Miko: The Shrine Maiden

Miko: The Shrine Maiden

Miko is a term used in Shintoism to refer to young women who work at Shinto shrines in Japan as shrine maidens. They undergo a comprehensive and multifaceted training program in order to prepare them for their roles as shrine maidens. They play an important role in preserving the traditions and culture of Shinto, which is Japan's indigenous religion.

What is Miko?


The role of miko has been present in Japan for many centuries and is rooted in the belief that young women have a special spiritual purity that allows them to serve the kami (gods) of the shrine. Miko are believed to be messengers between the human world and the divine realm.

Miko training can be quite intensive and demanding, requiring many hours of practice and study each day. Some miko may live in dormitories or other communal living arrangements while they train. The training period can last anywhere from several months to several years, depending on the specific requirements of the shrine and the level of proficiency required of the miko.

They are required to learn the ritual dances, the history and mythology of Shintoism, as well as the proper procedures and etiquette for conducting various ceremonies and rituals. Physical fitness is also an important part of miko training, as the dances and rituals require a great deal of stamina and coordination. They also learn how to prepare offerings for the gods, how to purify themselves before entering the shrine, and how to interact with visitors and other members of the community.

History of Miko


The earliest records of miko date back to the Heian period (794-1185), when they played a central role in Shinto ceremonies and rituals. At this time, miko were primarily young girls from noble families who were trained to serve the gods at the imperial court. They would perform dances, recite prayers, and assist with offerings to the gods.

During the Kamakura period (1185-1333), the role of miko began to evolve, as they became associated with Shinto shrines throughout Japan. Miko were no longer limited to serving only at the imperial court but were now able to serve at local shrines as well. As a result, their duties expanded to include cleaning and maintaining the shrine's grounds and buildings, preparing offerings for the gods, and assisting visitors with traditional ceremonies.

In the Edo period (1603-1868), miko became more closely associated with Shinto priests, who were responsible for overseeing the various ceremonies and rituals performed at the shrine. Together, miko and priests worked to ensure that all religious practices were carried out according to tradition and that the proper respect was shown to the gods.

During the Meiji period (1868-1912), Japan underwent a period of modernization and westernization. As a result, miko became less prominent in society, and their numbers began to decline. However, the tradition of miko continued to be preserved at some shrines, particularly in rural areas where traditional customs were still practiced.

Kagura Dance

Kagura Dance

Miko perform various tasks at the shrine, however, one of the most important roles of miko is performing the Kagura dance.
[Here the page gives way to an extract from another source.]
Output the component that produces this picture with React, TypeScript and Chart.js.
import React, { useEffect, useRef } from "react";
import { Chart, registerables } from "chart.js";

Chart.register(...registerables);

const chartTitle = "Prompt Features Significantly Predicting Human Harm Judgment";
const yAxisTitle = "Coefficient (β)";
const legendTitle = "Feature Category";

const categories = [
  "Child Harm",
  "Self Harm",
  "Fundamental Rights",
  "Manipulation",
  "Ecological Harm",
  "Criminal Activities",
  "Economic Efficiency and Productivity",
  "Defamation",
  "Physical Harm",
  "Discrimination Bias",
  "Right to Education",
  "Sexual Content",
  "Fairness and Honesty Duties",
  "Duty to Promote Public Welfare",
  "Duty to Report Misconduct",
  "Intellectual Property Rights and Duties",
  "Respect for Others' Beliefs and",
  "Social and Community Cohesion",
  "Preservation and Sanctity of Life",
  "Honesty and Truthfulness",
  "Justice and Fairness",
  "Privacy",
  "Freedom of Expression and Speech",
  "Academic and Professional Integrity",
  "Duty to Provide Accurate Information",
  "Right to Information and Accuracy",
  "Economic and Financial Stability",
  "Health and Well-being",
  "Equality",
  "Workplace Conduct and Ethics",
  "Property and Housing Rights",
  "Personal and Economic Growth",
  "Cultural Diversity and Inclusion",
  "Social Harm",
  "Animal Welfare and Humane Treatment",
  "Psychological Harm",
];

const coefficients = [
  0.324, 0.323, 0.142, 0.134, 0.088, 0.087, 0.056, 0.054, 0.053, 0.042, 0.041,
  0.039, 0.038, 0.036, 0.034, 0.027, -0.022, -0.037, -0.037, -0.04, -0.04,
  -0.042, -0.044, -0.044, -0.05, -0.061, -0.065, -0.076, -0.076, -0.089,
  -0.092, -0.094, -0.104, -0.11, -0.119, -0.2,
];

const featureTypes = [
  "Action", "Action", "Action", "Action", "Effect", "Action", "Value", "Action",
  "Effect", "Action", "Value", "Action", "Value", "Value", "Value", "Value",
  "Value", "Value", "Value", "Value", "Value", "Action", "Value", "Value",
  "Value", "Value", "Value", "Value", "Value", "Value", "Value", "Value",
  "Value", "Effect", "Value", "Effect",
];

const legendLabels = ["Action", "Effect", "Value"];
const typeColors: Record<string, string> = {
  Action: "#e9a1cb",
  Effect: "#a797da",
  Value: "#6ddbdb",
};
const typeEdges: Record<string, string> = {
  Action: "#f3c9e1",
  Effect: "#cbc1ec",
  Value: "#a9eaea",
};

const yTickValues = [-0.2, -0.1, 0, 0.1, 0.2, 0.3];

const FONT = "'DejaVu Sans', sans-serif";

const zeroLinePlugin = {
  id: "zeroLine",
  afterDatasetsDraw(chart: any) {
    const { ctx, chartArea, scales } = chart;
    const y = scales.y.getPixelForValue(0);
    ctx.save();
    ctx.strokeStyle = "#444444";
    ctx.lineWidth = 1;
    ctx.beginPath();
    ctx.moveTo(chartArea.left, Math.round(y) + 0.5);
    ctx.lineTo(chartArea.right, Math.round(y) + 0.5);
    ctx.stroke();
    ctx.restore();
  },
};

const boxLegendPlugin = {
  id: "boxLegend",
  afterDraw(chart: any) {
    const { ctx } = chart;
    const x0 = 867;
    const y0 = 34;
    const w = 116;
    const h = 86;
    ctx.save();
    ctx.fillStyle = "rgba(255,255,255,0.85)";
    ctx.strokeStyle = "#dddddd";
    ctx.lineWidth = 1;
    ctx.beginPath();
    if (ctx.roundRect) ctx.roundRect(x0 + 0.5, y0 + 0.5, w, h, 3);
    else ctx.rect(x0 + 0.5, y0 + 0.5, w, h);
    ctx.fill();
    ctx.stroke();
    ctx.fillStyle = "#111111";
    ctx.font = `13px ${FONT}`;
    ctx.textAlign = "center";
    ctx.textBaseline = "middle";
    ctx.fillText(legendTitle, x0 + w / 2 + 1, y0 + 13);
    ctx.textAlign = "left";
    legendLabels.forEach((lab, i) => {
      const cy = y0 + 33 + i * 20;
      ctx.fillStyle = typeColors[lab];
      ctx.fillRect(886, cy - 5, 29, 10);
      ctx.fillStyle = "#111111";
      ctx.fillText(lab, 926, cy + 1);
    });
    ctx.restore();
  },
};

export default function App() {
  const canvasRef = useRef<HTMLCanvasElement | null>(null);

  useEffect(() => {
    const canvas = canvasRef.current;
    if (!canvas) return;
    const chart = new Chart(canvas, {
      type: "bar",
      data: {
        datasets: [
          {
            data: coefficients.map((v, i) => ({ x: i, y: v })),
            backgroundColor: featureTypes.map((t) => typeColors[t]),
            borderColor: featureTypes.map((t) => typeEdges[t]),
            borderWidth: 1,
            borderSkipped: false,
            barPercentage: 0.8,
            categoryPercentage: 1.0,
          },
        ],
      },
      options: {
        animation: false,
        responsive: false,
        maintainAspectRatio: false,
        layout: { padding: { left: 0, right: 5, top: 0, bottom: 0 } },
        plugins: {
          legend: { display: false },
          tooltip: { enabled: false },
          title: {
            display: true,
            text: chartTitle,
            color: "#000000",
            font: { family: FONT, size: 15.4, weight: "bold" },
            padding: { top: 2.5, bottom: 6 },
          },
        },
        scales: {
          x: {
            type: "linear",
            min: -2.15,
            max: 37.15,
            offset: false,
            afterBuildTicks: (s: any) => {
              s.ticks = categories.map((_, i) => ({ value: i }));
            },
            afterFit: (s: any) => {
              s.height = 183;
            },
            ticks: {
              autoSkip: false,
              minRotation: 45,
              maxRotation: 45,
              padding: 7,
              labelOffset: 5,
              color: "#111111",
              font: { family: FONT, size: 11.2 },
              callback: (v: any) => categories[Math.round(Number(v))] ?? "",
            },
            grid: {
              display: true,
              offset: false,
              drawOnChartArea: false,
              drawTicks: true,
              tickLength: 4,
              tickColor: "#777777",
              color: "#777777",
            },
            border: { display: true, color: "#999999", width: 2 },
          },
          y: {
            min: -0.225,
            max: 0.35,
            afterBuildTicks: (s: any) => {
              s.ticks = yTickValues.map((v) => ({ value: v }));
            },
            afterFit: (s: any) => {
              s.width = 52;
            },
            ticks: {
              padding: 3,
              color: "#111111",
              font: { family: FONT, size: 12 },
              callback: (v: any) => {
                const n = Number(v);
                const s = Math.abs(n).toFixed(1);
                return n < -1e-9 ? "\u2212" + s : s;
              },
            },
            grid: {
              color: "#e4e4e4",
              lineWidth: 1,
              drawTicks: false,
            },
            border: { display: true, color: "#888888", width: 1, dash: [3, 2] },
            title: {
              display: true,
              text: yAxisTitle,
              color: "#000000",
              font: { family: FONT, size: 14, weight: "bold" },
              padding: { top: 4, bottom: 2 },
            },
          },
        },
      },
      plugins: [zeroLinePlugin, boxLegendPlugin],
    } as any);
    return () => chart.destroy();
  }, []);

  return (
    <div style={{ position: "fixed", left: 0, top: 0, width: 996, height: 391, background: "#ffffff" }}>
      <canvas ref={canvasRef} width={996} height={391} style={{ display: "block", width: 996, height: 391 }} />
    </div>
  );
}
This is a traditional dance that is performed to entertain and honor the gods during religious ceremonies. The dance is often accompanied by music played on traditional Japanese instruments such as the taiko and the shakuhachi. In some cases, the miko also perform other traditional dances or songs.

The performance itself is highly ritualistic and symbolic, with each movement and sound carefully choreographed to convey a particular message or meaning. Miko typically begin learning these dances at a young age, and they practice them extensively in order to perfect their movements and timing.

Miko wear traditional clothing consisting of a white haori (a formal coat), a red hakama (a formal skirt), and sometimes a headdress known as a kanmuri. The colors white and red are symbolic in Shintoism, representing purity and vitality.